Может быть, в Вене отнимают всю ступню, когда вполне достаточно пальца.
Может быть, в Вене экономят на дренаже и разводят такую грязь.
Может быть, в Вене не отходят в сторону, прежде чем чихнуть.
Но в Галиции…
Он потихоньку учился.
Хорошо, пан доктор.
Да, правильно. Суйте палец, пощупайте. Если вы этого не сделаете, никто не сделает. Вытаскивайте пулю.
Хорошо. Теперь закройте рану, пан доктор. Вперед.
Хорошо. Очень хорошо.
Красота.
Да. Хорошо. Вот так.
Вас кто учил, доктор? Им прямо медаль надо дать.
Вот так. Да.
Вперед.
5
Февраль перешел в март. Новые грозы пронеслись над горами. Бои снаружи поутихли. Снег неустанно заметал долину. Внутри церкви стало так темно, что пришлось сооружать факелы из смолы и веревочной пеньки. От дыхания на стенах скапливалась и замерзала влага, и настенные росписи морозно блестели.

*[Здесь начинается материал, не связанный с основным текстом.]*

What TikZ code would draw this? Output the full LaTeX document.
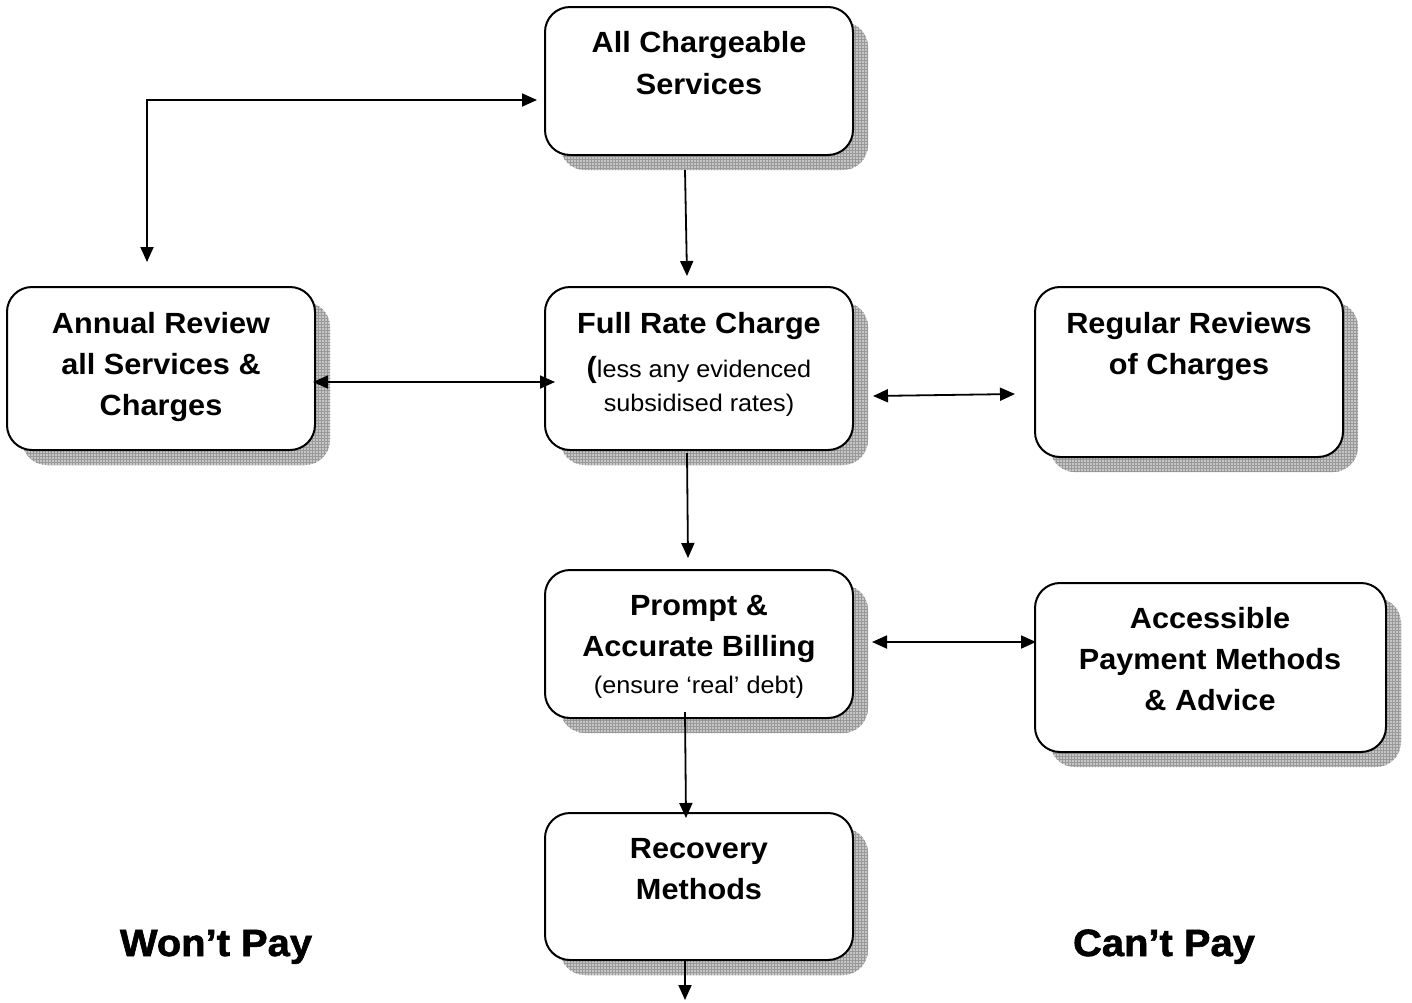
\documentclass[tikz,border=0pt]{standalone}
\usepackage{fontspec}
\setmainfont[FakeStretch=1.05]{Liberation Sans}
\usetikzlibrary{arrows.meta,patterns}
\newcommand\mkbox[5]{%
  \node[shadownode, minimum width={#4-#2}, minimum height={#5-#3}] (#1s) at ({(#2+#4)/2+15},{(#3+#5)/2+15}) {};
  \node[boxnode, minimum width={#4-#2}, minimum height={#5-#3}] (#1) at ({(#2+#4)/2},{(#3+#5)/2}) {};}
\begin{document}
\begin{tikzpicture}[x=1pt,y=-1pt,
  boxnode/.style={draw=black, line width=2pt, fill=white, rounded corners=25pt, inner sep=0pt, outer sep=0pt, rectangle},
  shadownode/.style={fill=gray!45, rounded corners=25pt, inner sep=0pt, outer sep=0pt, rectangle,
     postaction={pattern=grid, pattern color=gray!80}},
  big/.style={font=\fontsize{29.2}{34}\selectfont\bfseries, anchor=base, inner sep=0pt},
  small/.style={font=\fontsize{24}{28}\selectfont, anchor=base, inner sep=0pt},
  label/.style={font=\fontsize{38}{44}\selectfont\bfseries\addfontfeatures{FakeBold=1.6}, anchor=base, inner sep=0pt},
  conn/.style={line width=1.8pt, -{Triangle[length=15pt,width=13pt]}},
  dconn/.style={line width=1.8pt, {Triangle[length=15pt,width=13pt]}-{Triangle[length=15pt,width=13pt]}}]
\useasboundingbox (0,0) rectangle (1412,1002);
\fill[white] (0,0) rectangle (1412,1002);

\mkbox{acs}{545}{7}{853}{155}
\mkbox{frc}{545}{287}{853}{450}
\mkbox{ann}{7}{287}{315}{450}
\mkbox{reg}{1035}{287}{1343}{457}
\mkbox{pab}{545}{570}{853}{718}
\mkbox{apm}{1035}{583}{1386}{752}
\mkbox{rec}{545}{813}{853}{960}

% texts
\node[big] (acs1) at (699,52) {All Chargeable};
\node[big] (acs2) at (699,94) {Services};
\node[big] (frc1) at (699,333) {Full Rate Charge};
\node[small] (frc2) at (699,377) {{\fontsize{29.2}{34}\selectfont\bfseries (}less any evidenced};
\node[small] (frc3) at (699,411) {subsidised rates)};
\node[big] (ann1) at (161,333) {Annual Review};
\node[big] (ann2) at (161,374) {all Services \&};
\node[big] (ann3) at (161,415) {Charges};
\node[big] (reg1) at (1189,333) {Regular Reviews};
\node[big] (reg2) at (1189,374) {of Charges};
\node[big] (pab1) at (699,615) {Prompt \&};
\node[big] (pab2) at (699,656) {Accurate Billing};
\node[small] (pab3) at (699,693) {(ensure ‘real’ debt)};
\node[big] (apm1) at (1210,628) {Accessible};
\node[big] (apm2) at (1210,669) {Payment Methods};
\node[big] (apm3) at (1210,710) {\& Advice};
\node[big] (rec1) at (699,858) {Recovery};
\node[big] (rec2) at (699,899) {Methods};
\node[label] (wont) at (216,956) {Won’t Pay};
\node[label] (cant) at (1164,956) {Can’t Pay};

% connector end points
\coordinate (e1a) at (147,262);
\coordinate (e1b) at (147,100);
\coordinate (e1c) at (537,100);
\coordinate (e2a) at (685,170);
\coordinate (e2b) at (687,276);
\coordinate (e3a) at (313,382);
\coordinate (e3b) at (555,382);
\coordinate (e4a) at (873,396);
\coordinate (e4b) at (1015,394);
\coordinate (e5a) at (687,453);
\coordinate (e5b) at (688,558);
\coordinate (e6a) at (872,642);
\coordinate (e6b) at (1036,642);
\coordinate (e7a) at (685,712);
\coordinate (e7b) at (686,818);
\coordinate (e8a) at (685,960);
\coordinate (e8b) at (685,1000);

\draw[dconn] (e1a) -- (e1b) -- (e1c);
\draw[conn] (e2a) -- (e2b);
\draw[dconn] (e3a) -- (e3b);
\draw[dconn] (e4a) -- (e4b);
\draw[conn] (e5a) -- (e5b);
\draw[dconn] (e6a) -- (e6b);
\draw[conn] (e7a) -- (e7b);
\draw[conn] (e8a) -- (e8b);
\end{tikzpicture}
\end{document}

Между обходами и лечением пациентов они с Маргаретой успевали поесть за маленьким столиком, установленным на краю воронки, оставшейся от снаряда. Вначале она приносила ему еду в комнату, поскольку по правилам офицеры должны были есть отдельно от рядовых. Но Люциуш не мог считать себя настоящим офицером – для него офицер был кто-то вроде его отца, – и, независимо от звания, он не хотел есть в одиночестве.
Пока все ели, царила тишина, голоса понижались, словно из почтения, ложки ударялись об олово. Как и солдаты, Маргарета яростно атаковала пищу, сидела сгорбившись, чтобы не уронить на пол ни крошки, всегда сберегала кусок хлеба, чтобы вытереть им миску после супа, и без стеснения подчищала остатки пальцами.

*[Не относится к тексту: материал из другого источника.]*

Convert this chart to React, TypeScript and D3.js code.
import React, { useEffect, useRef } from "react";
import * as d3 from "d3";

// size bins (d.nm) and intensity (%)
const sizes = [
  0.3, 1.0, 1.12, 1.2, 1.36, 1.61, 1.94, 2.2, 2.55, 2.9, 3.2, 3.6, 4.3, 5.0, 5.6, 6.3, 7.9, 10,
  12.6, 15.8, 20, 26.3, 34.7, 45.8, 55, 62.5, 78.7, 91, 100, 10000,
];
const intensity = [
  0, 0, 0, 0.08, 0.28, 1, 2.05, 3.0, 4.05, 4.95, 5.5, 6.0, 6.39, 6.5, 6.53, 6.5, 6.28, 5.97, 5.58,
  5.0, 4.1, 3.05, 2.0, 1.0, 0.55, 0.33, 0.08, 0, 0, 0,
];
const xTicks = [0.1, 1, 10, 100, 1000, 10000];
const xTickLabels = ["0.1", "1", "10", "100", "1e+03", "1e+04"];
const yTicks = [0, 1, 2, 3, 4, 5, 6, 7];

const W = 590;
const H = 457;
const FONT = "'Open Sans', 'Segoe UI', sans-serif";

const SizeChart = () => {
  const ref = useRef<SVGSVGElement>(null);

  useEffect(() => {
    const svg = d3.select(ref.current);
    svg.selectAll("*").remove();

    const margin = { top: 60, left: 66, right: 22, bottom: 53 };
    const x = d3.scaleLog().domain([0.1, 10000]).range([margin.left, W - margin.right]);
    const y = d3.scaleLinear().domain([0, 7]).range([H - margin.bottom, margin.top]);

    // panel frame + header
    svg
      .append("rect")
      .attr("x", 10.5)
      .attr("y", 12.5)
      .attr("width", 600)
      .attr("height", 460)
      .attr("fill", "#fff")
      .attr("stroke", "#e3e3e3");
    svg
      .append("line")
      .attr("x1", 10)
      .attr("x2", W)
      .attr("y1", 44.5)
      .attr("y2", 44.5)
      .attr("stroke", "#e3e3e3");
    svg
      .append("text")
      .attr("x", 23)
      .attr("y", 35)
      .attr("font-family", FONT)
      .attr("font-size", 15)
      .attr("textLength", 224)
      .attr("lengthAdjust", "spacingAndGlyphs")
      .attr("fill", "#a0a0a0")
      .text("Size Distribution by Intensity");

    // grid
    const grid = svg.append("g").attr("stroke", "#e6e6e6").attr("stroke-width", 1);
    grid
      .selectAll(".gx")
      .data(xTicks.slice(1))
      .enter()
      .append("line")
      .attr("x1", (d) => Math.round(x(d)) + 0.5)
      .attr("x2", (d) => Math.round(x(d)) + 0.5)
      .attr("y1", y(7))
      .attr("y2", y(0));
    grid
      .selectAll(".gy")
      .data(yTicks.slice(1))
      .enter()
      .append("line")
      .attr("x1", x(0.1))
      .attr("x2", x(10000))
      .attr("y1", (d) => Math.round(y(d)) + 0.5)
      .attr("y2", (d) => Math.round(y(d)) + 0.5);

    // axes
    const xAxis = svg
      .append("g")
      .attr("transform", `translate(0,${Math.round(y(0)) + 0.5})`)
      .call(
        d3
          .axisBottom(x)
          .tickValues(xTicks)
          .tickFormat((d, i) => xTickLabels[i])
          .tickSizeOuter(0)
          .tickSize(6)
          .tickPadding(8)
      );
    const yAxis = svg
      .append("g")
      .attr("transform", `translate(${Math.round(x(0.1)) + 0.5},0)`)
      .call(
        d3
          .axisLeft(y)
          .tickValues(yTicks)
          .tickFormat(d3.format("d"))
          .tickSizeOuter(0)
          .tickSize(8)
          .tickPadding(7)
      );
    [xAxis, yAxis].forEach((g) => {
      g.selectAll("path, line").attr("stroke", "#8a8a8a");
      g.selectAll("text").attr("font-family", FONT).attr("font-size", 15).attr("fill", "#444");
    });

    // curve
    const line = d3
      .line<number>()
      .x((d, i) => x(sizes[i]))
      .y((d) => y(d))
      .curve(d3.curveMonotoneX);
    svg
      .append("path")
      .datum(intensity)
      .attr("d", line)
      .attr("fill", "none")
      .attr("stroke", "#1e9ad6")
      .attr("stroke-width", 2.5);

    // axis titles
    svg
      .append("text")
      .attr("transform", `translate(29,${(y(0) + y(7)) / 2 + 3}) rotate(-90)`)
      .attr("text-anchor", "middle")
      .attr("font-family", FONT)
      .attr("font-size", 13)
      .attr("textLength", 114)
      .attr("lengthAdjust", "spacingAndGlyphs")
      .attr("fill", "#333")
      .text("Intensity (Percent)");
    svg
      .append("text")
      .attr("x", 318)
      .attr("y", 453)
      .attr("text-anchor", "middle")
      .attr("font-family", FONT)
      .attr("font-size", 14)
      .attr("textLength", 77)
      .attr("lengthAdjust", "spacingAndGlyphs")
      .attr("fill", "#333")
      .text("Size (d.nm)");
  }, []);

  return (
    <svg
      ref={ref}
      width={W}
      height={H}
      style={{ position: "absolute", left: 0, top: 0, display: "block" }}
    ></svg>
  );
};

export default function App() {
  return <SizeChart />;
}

– Надо торопиться, доктор, нас могут начать обстреливать.
Сначала они говорили только о пациентах: кто достаточно поправился, чтобы уехать со следующим эвакуационным нарядом, возвращающимся через перевал, а кто – они понижали голос – скоро умрет. Они как одержимые перебирали свои запасы: сколько осталось морфия и кетгута, сколько йодоформа и хлорной извести. Однако неделя шла за неделей, он все лучше узнавал пациентов и их ранения и обнаружил, что темы его бесед с Маргаретой стали меняться. У нее было мнение обо всем на свете, не только о том, как приготовлять антисептические растворы или накладывать повязки. Она считала большой ошибкой продвижение армии зимой. Генералы не понимают снег, говорила она. Снег нельзя победить, надо переждать его, как медведь в спячке, нельзя посылать солдат в непривычные им места. И кто придумал выдавать солдатам хлопковые носки и обмотки, которые так хорошо впитывают влагу? А какую им выдали обувь! И подумать только, у них хватает окаянства посылать конвой за ранеными, чтоб снова отправить тех на фронт! Последний офицер приезжал незадолго до появления Люциуша, ужасный человек, собрал всех, кто, по его мнению, мог промаршировать хоть несколько шагов. Он забирал солдат с лихорадкой! Тех, у кого не хватало пальцев! Тех, кого мучили непрерывные головные боли! Она прокляла его. Пусть его ноги съедят черви, пусть зубы его сломаются о черствую корку, пусть вся его семья сдохнет от чумы!
Факелы мерцали, снег бил в окна, и Люциуш слушал ее не перебивая. Он понимал теперь, как она заждалась кого-то, с кем можно поговорить, в этих ее захлебывающихся речах было что-то, облегчающее его вечный страх.
Бывало, Маргарета, раскрасневшись над горячим супом, расспрашивала его о медицине. Он поражался, что при таких практических навыках она не понимала элементарных вещей. Она не владела самыми основами, из которых состояло его медицинское обучение, не знала названий костей и мускулов, мнемонических правил для запоминания сосудов, но любопытство ее не знало границ. Правда ли, спрашивала она, что туберкулез вызывают крошечные животные? А от чего растет зоб? Как может быть, что память исчезает, а потом возвращается?
– Ох, я задаю слишком много вопросов! – извинялась она. – Сокефалви говорил, что на доктора учатся годами. Нельзя узнать все сразу.
Ничего-ничего, отвечал ей Люциуш. Но он мог бы добавить, что, в отличие от большинства бесед, которые ему приходилось вести в своей жизни, этих он ждал и не искал предлога, чтобы их закончить. Он мог бы сказать, что всегда предпочитает говорить о медицине. С ней как с Фейерманом, думал он. Можно обсуждать насущное, важное, можно чувствовать себя свободным от всех этих лицемерных правил этикета, столь ценимых его матерью. И если наступало молчание, то наступало оно естественно – потому что он ответил на вопрос, а не потому что не нашел ответа.